It is that time of year and everyone seems to have a cold, including me!! I am actually “on” my second cold, so I am feeling like a toddler who gets sick every two to three weeks. Maybe I should look at that as a positive sign that I am actually getting younger rather than older. But I digress; this is really going to be a discussion about mucus. I wonder how many people will keep reading now? But I do get lots of questions and comments from parents who are worried about the color of their child’s mucus.
Runny noses and mucus color are discussed as often as color of poop. And just like poop, the color of your nasal mucus is usually not terribly significant. If you happen to have a cold yourself, you probably notice that your nasal discharge changes throughout the day, that is unless you are a teenager, and they swear they never look at mucus or stool color!!
I think we notice “green snotty noses” among children between the ages of six months and four years, when they typically don’t blow their noses and many times the mucus is either wiped off of their face or they wipe it themselves on their shirt sleeve, (which then leaves a telltale sign of the color of the mucus). Once a child can blow their nose and dispose of the Kleenex, the color of the mucus does not seem to be a hot topic of discussion.

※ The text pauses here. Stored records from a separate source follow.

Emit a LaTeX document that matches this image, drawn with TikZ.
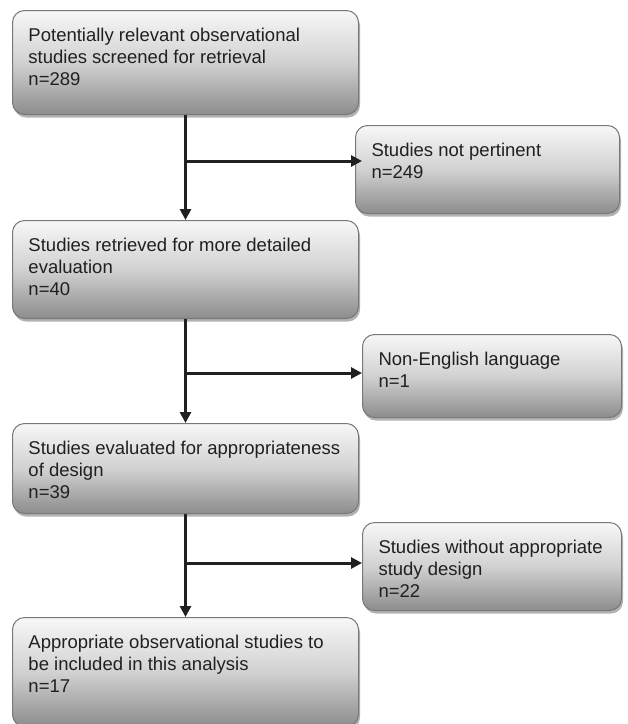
\documentclass[tikz,border=0pt]{standalone}
\usepackage{fontspec}
\setmainfont{Liberation Sans}
\usetikzlibrary{arrows.meta,shadows,calc}
\definecolor{ink}{RGB}{35,31,32}
\definecolor{edgegray}{RGB}{120,120,120}
\newcommand{\boxtext}[3]{\parbox[c][#2][t]{#1}{\raggedright\leftskip=16pt\fontsize{18.5}{22}\selectfont\vspace*{18pt}\rule{0pt}{13pt}#3}}
\tikzset{
  flowbox/.style={draw=edgegray, line width=1pt, rounded corners=12pt,
    top color=black!3, bottom color=black!45, middle color=black!18,
    inner sep=0pt, anchor=north west, text=ink,
    drop shadow={shadow xshift=1.5pt, shadow yshift=-3pt, fill=black, opacity=0.3}},
  flow/.style={line width=3pt, draw=ink, -{Triangle[length=11pt,width=11pt]}}
}
\begin{document}
\begin{tikzpicture}[x=1pt,y=-1pt]
\useasboundingbox (0,0) rectangle (628,724);
\clip (0,0) rectangle (628,724);
\node[flowbox] (b1) at (12,10) {\boxtext{346pt}{104pt}{Potentially relevant observational\\studies screened for retrieval\\n=289}};
\node[flowbox] (b2) at (355,125) {\boxtext{264pt}{88pt}{Studies not pertinent\\n=249}};
\node[flowbox] (b3) at (12,220) {\boxtext{346pt}{98pt}{Studies retrieved for more detailed\\evaluation\\n=40}};
\node[flowbox] (b4) at (362,334) {\boxtext{259pt}{83pt}{Non-English language\\n=1}};
\node[flowbox] (b5) at (12,423) {\boxtext{346pt}{90pt}{Studies evaluated for appropriateness\\of design\\n=39}};
\node[flowbox] (b6) at (362,522) {\boxtext{259pt}{88pt}{Studies without appropriate\\study design\\n=22}};
\node[flowbox] (b7) at (12,617) {\boxtext{346pt}{109pt}{Appropriate observational studies to\\be included in this analysis\\n=17}};
\coordinate (j1) at (185,161);
\coordinate (j2) at (185,373);
\coordinate (j3) at (185,563);
\draw[flow] (b1.south) -- (b3.north);
\draw[flow] (j1) -- ($(j1 -| b2.west)+(7,0)$);
\draw[flow] (b3.south) -- (b5.north);
\draw[flow] (j2) -- (j2 -| b4.west);
\draw[flow] (b5.south) -- (b7.north);
\draw[flow] (j3) -- (j3 -| b6.west);
\end{tikzpicture}
\end{document}
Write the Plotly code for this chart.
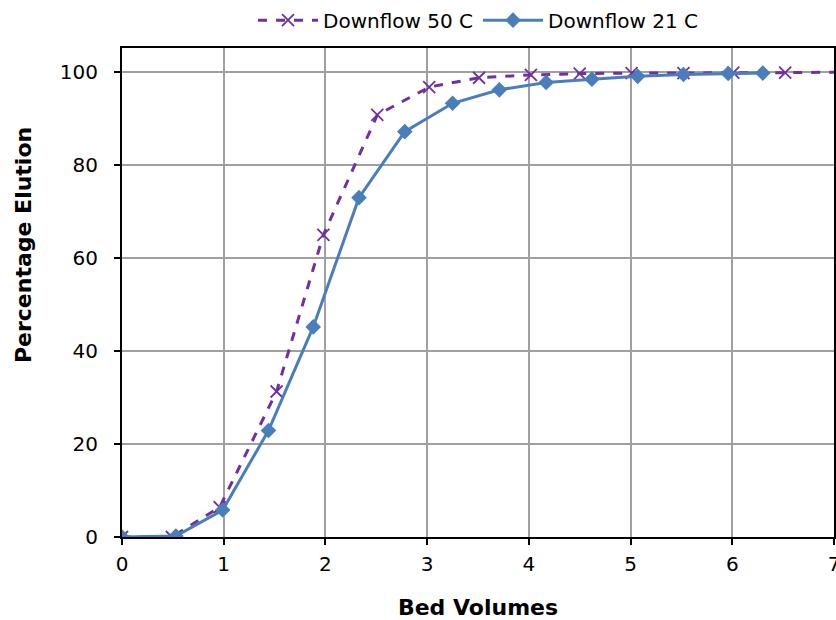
import plotly.graph_objects as go

bv_21 = [0, 0.53, 0.99, 1.44, 1.88, 2.33, 2.78, 3.25, 3.71, 4.17, 4.62, 5.07, 5.52, 5.96, 6.30]
el_21 = [0, 0.2, 5.8, 22.9, 45.2, 73.0, 87.2, 93.3, 96.2, 97.8, 98.5, 99.1, 99.5, 99.7, 99.8]

bv_50 = [0, 0.49, 0.96, 1.52, 1.98, 2.51, 3.02, 3.51, 4.02, 4.50, 5.01, 5.52, 6.01, 6.52, 7.1]
el_50 = [0, 0.0, 6.4, 31.3, 65.0, 90.8, 96.8, 98.8, 99.4, 99.7, 99.8, 99.8, 99.9, 99.9, 100.0]

x_ticks = [0, 1, 2, 3, 4, 5, 6, 7]
y_ticks = [0, 20, 40, 60, 80, 100]

font_family = "DejaVu Sans"

fig = go.Figure()
fig.add_trace(go.Scatter(
    x=bv_50, y=el_50, name="Downflow 50 C", mode="lines+markers",
    line=dict(color="#7030A0", width=3, dash="dash"),
    marker=dict(symbol="x-thin", size=12, line=dict(color="#7030A0", width=1.8), color="#7030A0"),
))
fig.add_trace(go.Scatter(
    x=bv_21, y=el_21, name="Downflow 21 C", mode="lines+markers",
    line=dict(color="#4A7EBB", width=3),
    marker=dict(symbol="diamond", size=12, color="#4A7EBB"),
))

fig.update_layout(
    width=836, height=620,
    margin=dict(l=122, r=2, t=48, b=83, autoexpand=False),
    paper_bgcolor="white", plot_bgcolor="white",
    font=dict(family=font_family, size=20, color="black"),
    showlegend=True,
    legend=dict(orientation="h", x=0.5, xanchor="center", y=1.057, yanchor="middle",
                font=dict(size=20), bgcolor="rgba(0,0,0,0)", itemwidth=60,
                tracegroupgap=0),
    xaxis=dict(
        range=[0, 7], tickvals=x_ticks, showgrid=True, gridcolor="#a0a0a0", gridwidth=2,
        showline=True, linecolor="black", linewidth=2, mirror=True, automargin=False,
        ticks="outside", ticklen=6, tickcolor="black", tickwidth=2, zeroline=False,
        ticklabelstandoff=2, ticklabeloverflow="allow",
        title=dict(text="<b>Bed Volumes</b>", font=dict(size=22), standoff=33),
    ),
    yaxis=dict(
        range=[0, 105.2], tickvals=y_ticks, showgrid=True, gridcolor="#a0a0a0", gridwidth=2,
        showline=True, linecolor="black", linewidth=2, mirror=True, automargin=False,
        ticks="outside", ticklen=6, tickcolor="black", tickwidth=2, zeroline=False,
        ticklabelstandoff=12,
    ),
    annotations=[dict(
        text="<b>Percentage Elution</b>", textangle=-90, font=dict(size=22),
        xref="paper", yref="paper", x=-0.139, y=0.597,
        xanchor="center", yanchor="middle", showarrow=False,
    )],
)

fig.write_html(
    "out.html",
    config={"displayModeBar": False},
    post_script="document.body.style.margin='0';document.body.style.overflow='hidden';",
)
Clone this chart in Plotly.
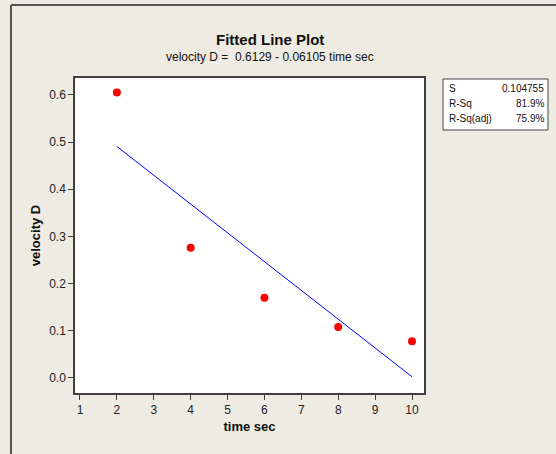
import plotly.graph_objects as go

time_sec = [2, 4, 6, 8, 10]
velocity_D = [0.605, 0.276, 0.170, 0.108, 0.078]
intercept = 0.6129
slope = -0.06105
fit_x = [2, 10]
fit_y = [intercept + slope * x for x in fit_x]
x_ticks = [1, 2, 3, 4, 5, 6, 7, 8, 9, 10]
y_ticks = [0.0, 0.1, 0.2, 0.3, 0.4, 0.5, 0.6]
stat_labels = ["S", "R-Sq", "R-Sq(adj)"]
stat_values = ["0.104755", "81.9%", "75.9%"]

W, H = 556, 454
L, R, T, B = 75, 424, 78, 393
FONT = "Liberation Sans Narrow, Arial Narrow, Liberation Sans, sans-serif"
BG = "#EEEBE2"

def px(x):
    return (x - L) / (R - L)

def py(y):
    return (B - y) / (B - T)

fig = go.Figure()
fig.add_trace(go.Scatter(x=fit_x, y=fit_y, mode="lines",
                         line=dict(color="#0000FF", width=1), showlegend=False))
fig.add_trace(go.Scatter(x=time_sec, y=velocity_D, mode="markers",
                         marker=dict(color="#FF0000", size=8), showlegend=False))

axis_common = dict(showgrid=False, zeroline=False, showline=True, linecolor="#404040",
                   linewidth=1.5, mirror=True, ticks="outside", ticklen=5,
                   tickcolor="#404040", tickfont=dict(family=FONT, size=12, color="#222"))
fig.update_xaxes(range=[0.865, 10.325], tickvals=x_ticks,
                 title=dict(text="<b>time sec</b>", font=dict(family=FONT, size=13, color="#111"), standoff=6),
                 **axis_common)
fig.update_yaxes(range=[-0.032, 0.636], tickvals=y_ticks, tickformat=".1f",
                 title=dict(text="<b>velocity D</b>", font=dict(family=FONT, size=13, color="#111"), standoff=6),
                 **axis_common)

shapes = [
    dict(type="line", xref="paper", yref="paper", x0=px(11), x1=px(11), y0=py(H), y1=py(5),
         line=dict(color="#555", width=2)),
    dict(type="line", xref="paper", yref="paper", x0=px(11), x1=px(W), y0=py(5), y1=py(5),
         line=dict(color="#555", width=2)),
    dict(type="rect", xref="paper", yref="paper", x0=px(443), x1=px(548), y0=py(130), y1=py(79),
         line=dict(color="#444", width=1), fillcolor="white"),
]

annotations = [
    dict(text="<b>Fitted Line Plot</b>", x=px(270), y=py(39), xref="paper", yref="paper",
         showarrow=False, font=dict(family=FONT, size=15, color="#111"), xanchor="center", yanchor="middle"),
    dict(text="velocity D =  0.6129 - 0.06105 time sec", x=px(270), y=py(57), xref="paper", yref="paper",
         showarrow=False, font=dict(family=FONT, size=12, color="#111"), xanchor="center", yanchor="middle"),
]
rows_y = [88, 103, 118]
for lab, val, yy in zip(stat_labels, stat_values, rows_y):
    annotations.append(dict(text=lab, x=px(447), y=py(yy), xref="paper", yref="paper", showarrow=False,
                            font=dict(family=FONT, size=10, color="#111"), xanchor="left", yanchor="middle"))
    annotations.append(dict(text=val, x=px(546), y=py(yy), xref="paper", yref="paper", showarrow=False,
                            font=dict(family=FONT, size=10, color="#111"), xanchor="right", yanchor="middle"))

fig.update_layout(width=W, height=H, margin=dict(l=L, r=W - R, t=T, b=H - B),
                  paper_bgcolor=BG, plot_bgcolor="white", shapes=shapes, annotations=annotations,
                  showlegend=False)
fig.write_html("out.html")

So, what does color of mucus mean? When you have a cold, the nasal discharge associated with that viral infection typically begins as a clear discharge, that changes over several days into a thicker and more purulent (green) discharge. The color may be due to the white cells that are in the mucus that are producing antibodies to fight the cold. As a cold progresses the green mucus then changes back into a more clear discharge and eventually goes away, but that is usually after a seven to 10 day course.
It is also common to see thicker “booggers” in the nose in the morning or after your child’s nap as the dry air they are breathing makes the mucus thicker and they are not wiping or blowing their noses so the mucus is thicker. Same for us, we also usually have thicker greener nasal discharge in the morning, while the “snot’ has been sitting overnight.
The best way to clear out any color mucus is by using saline nasal irrigation. It works great for all ages. By clearing the nasal passages, it will prevent a secondary bacterial infection which and cause a sinus infection.
Most doctors use length of time of nasal discharge as more indicative of an infection than color of mucus. Typically in a pediatric patient an antibiotic for a “presumed” sinus infection is not even considered until a child has had over 14 days of a “gunky” green nasal discharge. Remember too, that the nose can clear up and the cold can go away, only to be followed in another week or two by another cold. It is the season.
With that being said I am off to blow my nose again and wash my hands!
That’s your daily dose, we’ll chat again tomorrow.